An English Boy in New York by T.S. Easton

Genre: YA contemporary
Secondary genre: knit lit
Format read: ebook
Series: Boys Don’t Knit (in Public) vol 2
Content Warnings: mentions of weight/diet, sexism
Rating: planchet-3

I read the first book in this series ages ago, but my library never purchased the 2nd book. Thankfully, now that I live in Seattle, I have access to a whole other library system!

I can’t tell you too much about the plot without giving away book one, but suffice to say that our main character, Ben, is a British-born teen knitter, who has won a trip to New York City. Traveling with his parents (who are hilarious, by the way), and a friend, Ben is in and out of trouble all week–and accidentally sets himself up for failure when he claims to knit faster than a machine…during a radio interview.

This whole series is funny and light, but my biggest pet peeve is that it is NOT well researched. You can’t knit a whole sweater in one piece on straight needles. You can’t buy yarn and needles at Bloomingdales (American department stores are very different from UK/European department stores), and you can’t knit a men’s sweater in 1 hour, even if you are using size 10 needles.

I do, however, like the way that Ben subverts tropes and expectations. He’s still a pretty typical teenage boy, he just happens to knit. He’s also super sweet (and he needs better friends).

Moxie by Jennifer Mathieu

Genre: YA contemporary
Format: hard copy
Content warnings: sexism, mentions of sexual assault and rape
Rep: WOC (multiple)
Rating: planchet-5

Viv has always been a “good girl.” She’s never late for class, does all her homework, supports the high school football team on Friday nights, and never gets into trouble. Her family is relieved, since her mom was a bit of a hell raiser in high school, even sporting blue hair to protest the dress code at one point. 

But Viv is starting to get fed up with being “good,” especially when the boys at school are always getting away with “bad:” From making sexist comments in class, to wearing disgusting shirts that sexualize women, to just generally behaving like assholes with no repercussions. 

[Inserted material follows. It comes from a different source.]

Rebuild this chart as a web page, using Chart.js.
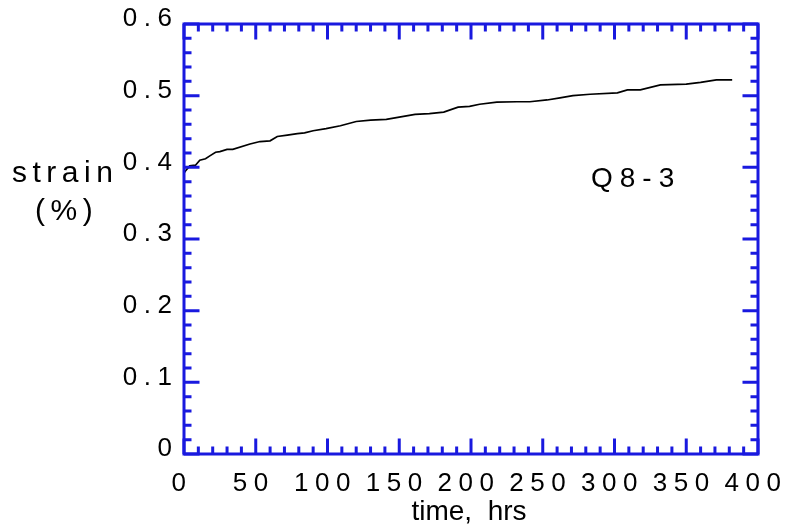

Taking inspiration from her mother’s Riot Girrrl days in the late 90s, Viv starts a zine, strategically leaving it around school. Her little two page “newsletter” helps stir up the ire of the other girls, who are also sick of being singled out for inconsistent dress code violations and putting up with disgusting comments and being groped in the hallways. Soon Moxie has spawned a movement: from tiny acts of resistance like drawing stars and hearts on their hands to show solidarity, to wearing bathrobes to school in protest of the dress code, to fund raisers. But as the movement grows beyond Viv’s control, there could be some serious repercussions for both her future, and that of her friends and cohorts. 

I loved everything about this book, and I wish I’d had it when I was in high school because it would have been a life changer for me. It’s absolute perfection from start to finish. I might go reread it, even though I just finished it.